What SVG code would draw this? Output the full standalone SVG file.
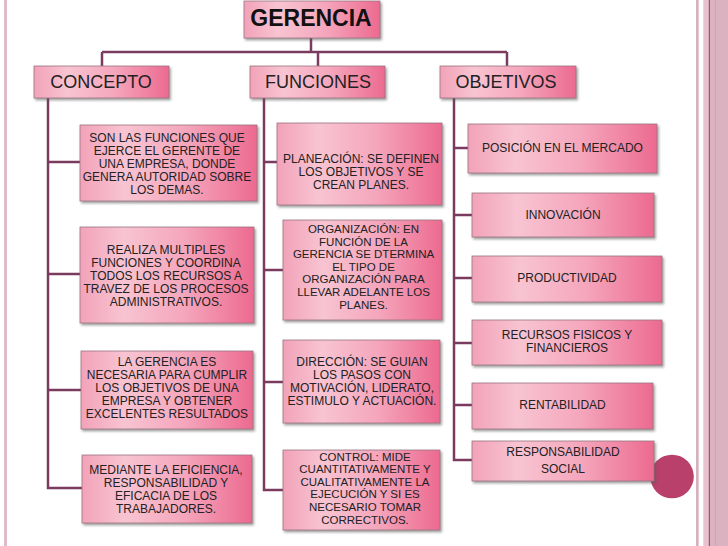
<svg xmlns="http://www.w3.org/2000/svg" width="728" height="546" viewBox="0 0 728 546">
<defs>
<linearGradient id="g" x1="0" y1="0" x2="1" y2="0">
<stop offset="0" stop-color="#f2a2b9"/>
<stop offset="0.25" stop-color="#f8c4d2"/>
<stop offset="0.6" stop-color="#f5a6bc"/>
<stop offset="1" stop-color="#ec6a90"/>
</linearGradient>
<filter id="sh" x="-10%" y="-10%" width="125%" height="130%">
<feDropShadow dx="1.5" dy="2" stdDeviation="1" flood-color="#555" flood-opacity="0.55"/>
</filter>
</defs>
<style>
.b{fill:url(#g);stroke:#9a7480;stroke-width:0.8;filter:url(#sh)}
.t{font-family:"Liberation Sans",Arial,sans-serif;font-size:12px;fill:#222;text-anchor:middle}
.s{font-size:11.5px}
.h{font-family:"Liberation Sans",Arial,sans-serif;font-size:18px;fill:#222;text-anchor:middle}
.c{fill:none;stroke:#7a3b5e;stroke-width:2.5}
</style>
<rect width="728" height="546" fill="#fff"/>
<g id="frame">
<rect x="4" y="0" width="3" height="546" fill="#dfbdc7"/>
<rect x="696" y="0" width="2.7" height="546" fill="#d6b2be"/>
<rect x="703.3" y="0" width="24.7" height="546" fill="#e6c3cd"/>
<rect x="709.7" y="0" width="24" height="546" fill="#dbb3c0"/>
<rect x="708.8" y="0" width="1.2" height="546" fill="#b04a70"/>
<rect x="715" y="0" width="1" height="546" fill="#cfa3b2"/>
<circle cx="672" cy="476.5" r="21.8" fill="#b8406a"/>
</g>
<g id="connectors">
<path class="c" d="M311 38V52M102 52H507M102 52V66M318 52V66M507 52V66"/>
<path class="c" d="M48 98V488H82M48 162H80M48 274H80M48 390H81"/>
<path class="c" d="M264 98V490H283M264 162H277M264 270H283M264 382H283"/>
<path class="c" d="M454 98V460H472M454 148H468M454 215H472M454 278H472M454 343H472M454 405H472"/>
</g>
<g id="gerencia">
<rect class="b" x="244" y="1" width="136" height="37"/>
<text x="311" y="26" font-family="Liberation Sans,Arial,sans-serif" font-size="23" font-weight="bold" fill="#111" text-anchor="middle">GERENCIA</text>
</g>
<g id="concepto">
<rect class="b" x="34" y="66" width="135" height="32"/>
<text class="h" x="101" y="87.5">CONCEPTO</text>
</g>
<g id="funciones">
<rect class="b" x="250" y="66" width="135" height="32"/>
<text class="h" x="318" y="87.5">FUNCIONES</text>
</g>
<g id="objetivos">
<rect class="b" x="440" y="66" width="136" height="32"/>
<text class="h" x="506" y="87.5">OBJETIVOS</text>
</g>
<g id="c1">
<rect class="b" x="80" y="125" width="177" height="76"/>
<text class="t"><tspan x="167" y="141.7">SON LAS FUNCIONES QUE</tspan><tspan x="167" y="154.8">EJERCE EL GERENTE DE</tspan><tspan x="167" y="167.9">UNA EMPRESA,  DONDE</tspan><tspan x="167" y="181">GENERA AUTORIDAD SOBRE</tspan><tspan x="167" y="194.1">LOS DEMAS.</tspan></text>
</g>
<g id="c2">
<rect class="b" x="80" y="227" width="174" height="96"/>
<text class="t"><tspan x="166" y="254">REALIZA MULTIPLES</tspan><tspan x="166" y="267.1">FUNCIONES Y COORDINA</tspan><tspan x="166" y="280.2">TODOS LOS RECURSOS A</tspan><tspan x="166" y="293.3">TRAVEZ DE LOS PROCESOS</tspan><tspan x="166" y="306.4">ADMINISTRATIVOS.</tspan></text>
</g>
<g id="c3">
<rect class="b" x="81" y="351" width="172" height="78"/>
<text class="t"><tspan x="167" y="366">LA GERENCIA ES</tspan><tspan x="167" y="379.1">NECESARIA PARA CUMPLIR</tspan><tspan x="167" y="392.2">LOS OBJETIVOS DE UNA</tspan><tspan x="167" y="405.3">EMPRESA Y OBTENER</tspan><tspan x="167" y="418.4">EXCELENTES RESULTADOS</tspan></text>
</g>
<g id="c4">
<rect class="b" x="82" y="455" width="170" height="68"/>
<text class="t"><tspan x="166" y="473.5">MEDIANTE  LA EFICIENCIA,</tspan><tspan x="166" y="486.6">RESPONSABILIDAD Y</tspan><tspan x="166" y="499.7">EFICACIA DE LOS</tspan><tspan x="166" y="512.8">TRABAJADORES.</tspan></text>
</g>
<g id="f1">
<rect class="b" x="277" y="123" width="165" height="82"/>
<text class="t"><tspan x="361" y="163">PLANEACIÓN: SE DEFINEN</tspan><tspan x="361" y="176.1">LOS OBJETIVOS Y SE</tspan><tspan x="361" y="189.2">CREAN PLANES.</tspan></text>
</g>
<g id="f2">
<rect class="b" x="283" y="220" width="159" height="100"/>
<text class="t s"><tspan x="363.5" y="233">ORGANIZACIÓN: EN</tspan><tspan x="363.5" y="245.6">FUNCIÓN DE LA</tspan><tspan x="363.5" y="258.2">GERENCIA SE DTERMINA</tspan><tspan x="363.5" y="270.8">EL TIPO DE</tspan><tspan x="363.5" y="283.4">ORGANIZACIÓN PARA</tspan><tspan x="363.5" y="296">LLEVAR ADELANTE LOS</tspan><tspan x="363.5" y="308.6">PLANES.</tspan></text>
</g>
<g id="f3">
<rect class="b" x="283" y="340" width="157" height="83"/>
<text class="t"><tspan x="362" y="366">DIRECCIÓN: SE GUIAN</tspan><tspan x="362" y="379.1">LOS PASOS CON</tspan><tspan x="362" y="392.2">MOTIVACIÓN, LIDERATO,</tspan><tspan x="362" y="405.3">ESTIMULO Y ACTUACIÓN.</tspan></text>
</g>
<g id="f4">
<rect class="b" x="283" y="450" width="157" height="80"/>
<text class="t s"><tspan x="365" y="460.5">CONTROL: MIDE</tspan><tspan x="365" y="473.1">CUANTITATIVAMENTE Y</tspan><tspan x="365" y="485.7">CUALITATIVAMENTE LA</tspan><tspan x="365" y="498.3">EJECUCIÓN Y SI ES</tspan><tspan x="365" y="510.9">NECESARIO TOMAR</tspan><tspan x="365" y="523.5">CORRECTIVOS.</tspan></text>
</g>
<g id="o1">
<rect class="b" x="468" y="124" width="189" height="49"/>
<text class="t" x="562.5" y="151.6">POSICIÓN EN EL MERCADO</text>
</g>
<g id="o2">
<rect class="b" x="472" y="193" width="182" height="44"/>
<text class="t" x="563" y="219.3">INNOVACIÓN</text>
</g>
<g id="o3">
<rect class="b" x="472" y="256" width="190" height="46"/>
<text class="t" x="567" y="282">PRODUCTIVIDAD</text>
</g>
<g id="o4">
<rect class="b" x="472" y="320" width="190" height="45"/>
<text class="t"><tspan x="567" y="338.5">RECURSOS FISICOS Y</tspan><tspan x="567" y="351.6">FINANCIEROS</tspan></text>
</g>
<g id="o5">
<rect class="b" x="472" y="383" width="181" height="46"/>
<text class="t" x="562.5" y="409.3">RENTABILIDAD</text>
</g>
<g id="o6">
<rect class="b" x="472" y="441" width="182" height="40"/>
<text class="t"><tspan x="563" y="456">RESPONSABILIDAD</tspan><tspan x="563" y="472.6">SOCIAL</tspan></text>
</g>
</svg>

=-=-=

*EXERCISE GOAL:* Using the data above, print every line exactly, omitting pictures.

*WRITTEN SOLUTION:*
What SVG code would draw this? Output the full standalone SVG file.
<svg xmlns="http://www.w3.org/2000/svg" width="728" height="546" viewBox="0 0 728 546">
<defs>
<linearGradient id="g" x1="0" y1="0" x2="1" y2="0">
<stop offset="0" stop-color="#f2a2b9"/>
<stop offset="0.25" stop-color="#f8c4d2"/>
<stop offset="0.6" stop-color="#f5a6bc"/>
<stop offset="1" stop-color="#ec6a90"/>
</linearGradient>
<filter id="sh" x="-10%" y="-10%" width="125%" height="130%">
<feDropShadow dx="1.5" dy="2" stdDeviation="1" flood-color="#555" flood-opacity="0.55"/>
</filter>
</defs>
<style>
.b{fill:url(#g);stroke:#9a7480;stroke-width:0.8;filter:url(#sh)}
.t{font-family:"Liberation Sans",Arial,sans-serif;font-size:12px;fill:#222;text-anchor:middle}
.s{font-size:11.5px}
.h{font-family:"Liberation Sans",Arial,sans-serif;font-size:18px;fill:#222;text-anchor:middle}
.c{fill:none;stroke:#7a3b5e;stroke-width:2.5}
</style>
<rect width="728" height="546" fill="#fff"/>
<g id="frame">
<rect x="4" y="0" width="3" height="546" fill="#dfbdc7"/>
<rect x="696" y="0" width="2.7" height="546" fill="#d6b2be"/>
<rect x="703.3" y="0" width="24.7" height="546" fill="#e6c3cd"/>
<rect x="709.7" y="0" width="24" height="546" fill="#dbb3c0"/>
<rect x="708.8" y="0" width="1.2" height="546" fill="#b04a70"/>
<rect x="715" y="0" width="1" height="546" fill="#cfa3b2"/>
<circle cx="672" cy="476.5" r="21.8" fill="#b8406a"/>
</g>
<g id="connectors">
<path class="c" d="M311 38V52M102 52H507M102 52V66M318 52V66M507 52V66"/>
<path class="c" d="M48 98V488H82M48 162H80M48 274H80M48 390H81"/>
<path class="c" d="M264 98V490H283M264 162H277M264 270H283M264 382H283"/>
<path class="c" d="M454 98V460H472M454 148H468M454 215H472M454 278H472M454 343H472M454 405H472"/>
</g>
<g id="gerencia">
<rect class="b" x="244" y="1" width="136" height="37"/>
<text x="311" y="26" font-family="Liberation Sans,Arial,sans-serif" font-size="23" font-weight="bold" fill="#111" text-anchor="middle">GERENCIA</text>
</g>
<g id="concepto">
<rect class="b" x="34" y="66" width="135" height="32"/>
<text class="h" x="101" y="87.5">CONCEPTO</text>
</g>
<g id="funciones">
<rect class="b" x="250" y="66" width="135" height="32"/>
<text class="h" x="318" y="87.5">FUNCIONES</text>
</g>
<g id="objetivos">
<rect class="b" x="440" y="66" width="136" height="32"/>
<text class="h" x="506" y="87.5">OBJETIVOS</text>
</g>
<g id="c1">
<rect class="b" x="80" y="125" width="177" height="76"/>
<text class="t"><tspan x="167" y="141.7">SON LAS FUNCIONES QUE</tspan><tspan x="167" y="154.8">EJERCE EL GERENTE DE</tspan><tspan x="167" y="167.9">UNA EMPRESA,  DONDE</tspan><tspan x="167" y="181">GENERA AUTORIDAD SOBRE</tspan><tspan x="167" y="194.1">LOS DEMAS.</tspan></text>
</g>
<g id="c2">
<rect class="b" x="80" y="227" width="174" height="96"/>
<text class="t"><tspan x="166" y="254">REALIZA MULTIPLES</tspan><tspan x="166" y="267.1">FUNCIONES Y COORDINA</tspan><tspan x="166" y="280.2">TODOS LOS RECURSOS A</tspan><tspan x="166" y="293.3">TRAVEZ DE LOS PROCESOS</tspan><tspan x="166" y="306.4">ADMINISTRATIVOS.</tspan></text>
</g>
<g id="c3">
<rect class="b" x="81" y="351" width="172" height="78"/>
<text class="t"><tspan x="167" y="366">LA GERENCIA ES</tspan><tspan x="167" y="379.1">NECESARIA PARA CUMPLIR</tspan><tspan x="167" y="392.2">LOS OBJETIVOS DE UNA</tspan><tspan x="167" y="405.3">EMPRESA Y OBTENER</tspan><tspan x="167" y="418.4">EXCELENTES RESULTADOS</tspan></text>
</g>
<g id="c4">
<rect class="b" x="82" y="455" width="170" height="68"/>
<text class="t"><tspan x="166" y="473.5">MEDIANTE  LA EFICIENCIA,</tspan><tspan x="166" y="486.6">RESPONSABILIDAD Y</tspan><tspan x="166" y="499.7">EFICACIA DE LOS</tspan><tspan x="166" y="512.8">TRABAJADORES.</tspan></text>
</g>
<g id="f1">
<rect class="b" x="277" y="123" width="165" height="82"/>
<text class="t"><tspan x="361" y="163">PLANEACIÓN: SE DEFINEN</tspan><tspan x="361" y="176.1">LOS OBJETIVOS Y SE</tspan><tspan x="361" y="189.2">CREAN PLANES.</tspan></text>
</g>
<g id="f2">
<rect class="b" x="283" y="220" width="159" height="100"/>
<text class="t s"><tspan x="363.5" y="233">ORGANIZACIÓN: EN</tspan><tspan x="363.5" y="245.6">FUNCIÓN DE LA</tspan><tspan x="363.5" y="258.2">GERENCIA SE DTERMINA</tspan><tspan x="363.5" y="270.8">EL TIPO DE</tspan><tspan x="363.5" y="283.4">ORGANIZACIÓN PARA</tspan><tspan x="363.5" y="296">LLEVAR ADELANTE LOS</tspan><tspan x="363.5" y="308.6">PLANES.</tspan></text>
</g>
<g id="f3">
<rect class="b" x="283" y="340" width="157" height="83"/>
<text class="t"><tspan x="362" y="366">DIRECCIÓN: SE GUIAN</tspan><tspan x="362" y="379.1">LOS PASOS CON</tspan><tspan x="362" y="392.2">MOTIVACIÓN, LIDERATO,</tspan><tspan x="362" y="405.3">ESTIMULO Y ACTUACIÓN.</tspan></text>
</g>
<g id="f4">
<rect class="b" x="283" y="450" width="157" height="80"/>
<text class="t s"><tspan x="365" y="460.5">CONTROL: MIDE</tspan><tspan x="365" y="473.1">CUANTITATIVAMENTE Y</tspan><tspan x="365" y="485.7">CUALITATIVAMENTE LA</tspan><tspan x="365" y="498.3">EJECUCIÓN Y SI ES</tspan><tspan x="365" y="510.9">NECESARIO TOMAR</tspan><tspan x="365" y="523.5">CORRECTIVOS.</tspan></text>
</g>
<g id="o1">
<rect class="b" x="468" y="124" width="189" height="49"/>
<text class="t" x="562.5" y="151.6">POSICIÓN EN EL MERCADO</text>
</g>
<g id="o2">
<rect class="b" x="472" y="193" width="182" height="44"/>
<text class="t" x="563" y="219.3">INNOVACIÓN</text>
</g>
<g id="o3">
<rect class="b" x="472" y="256" width="190" height="46"/>
<text class="t" x="567" y="282">PRODUCTIVIDAD</text>
</g>
<g id="o4">
<rect class="b" x="472" y="320" width="190" height="45"/>
<text class="t"><tspan x="567" y="338.5">RECURSOS FISICOS Y</tspan><tspan x="567" y="351.6">FINANCIEROS</tspan></text>
</g>
<g id="o5">
<rect class="b" x="472" y="383" width="181" height="46"/>
<text class="t" x="562.5" y="409.3">RENTABILIDAD</text>
</g>
<g id="o6">
<rect class="b" x="472" y="441" width="182" height="40"/>
<text class="t"><tspan x="563" y="456">RESPONSABILIDAD</tspan><tspan x="563" y="472.6">SOCIAL</tspan></text>
</g>
</svg>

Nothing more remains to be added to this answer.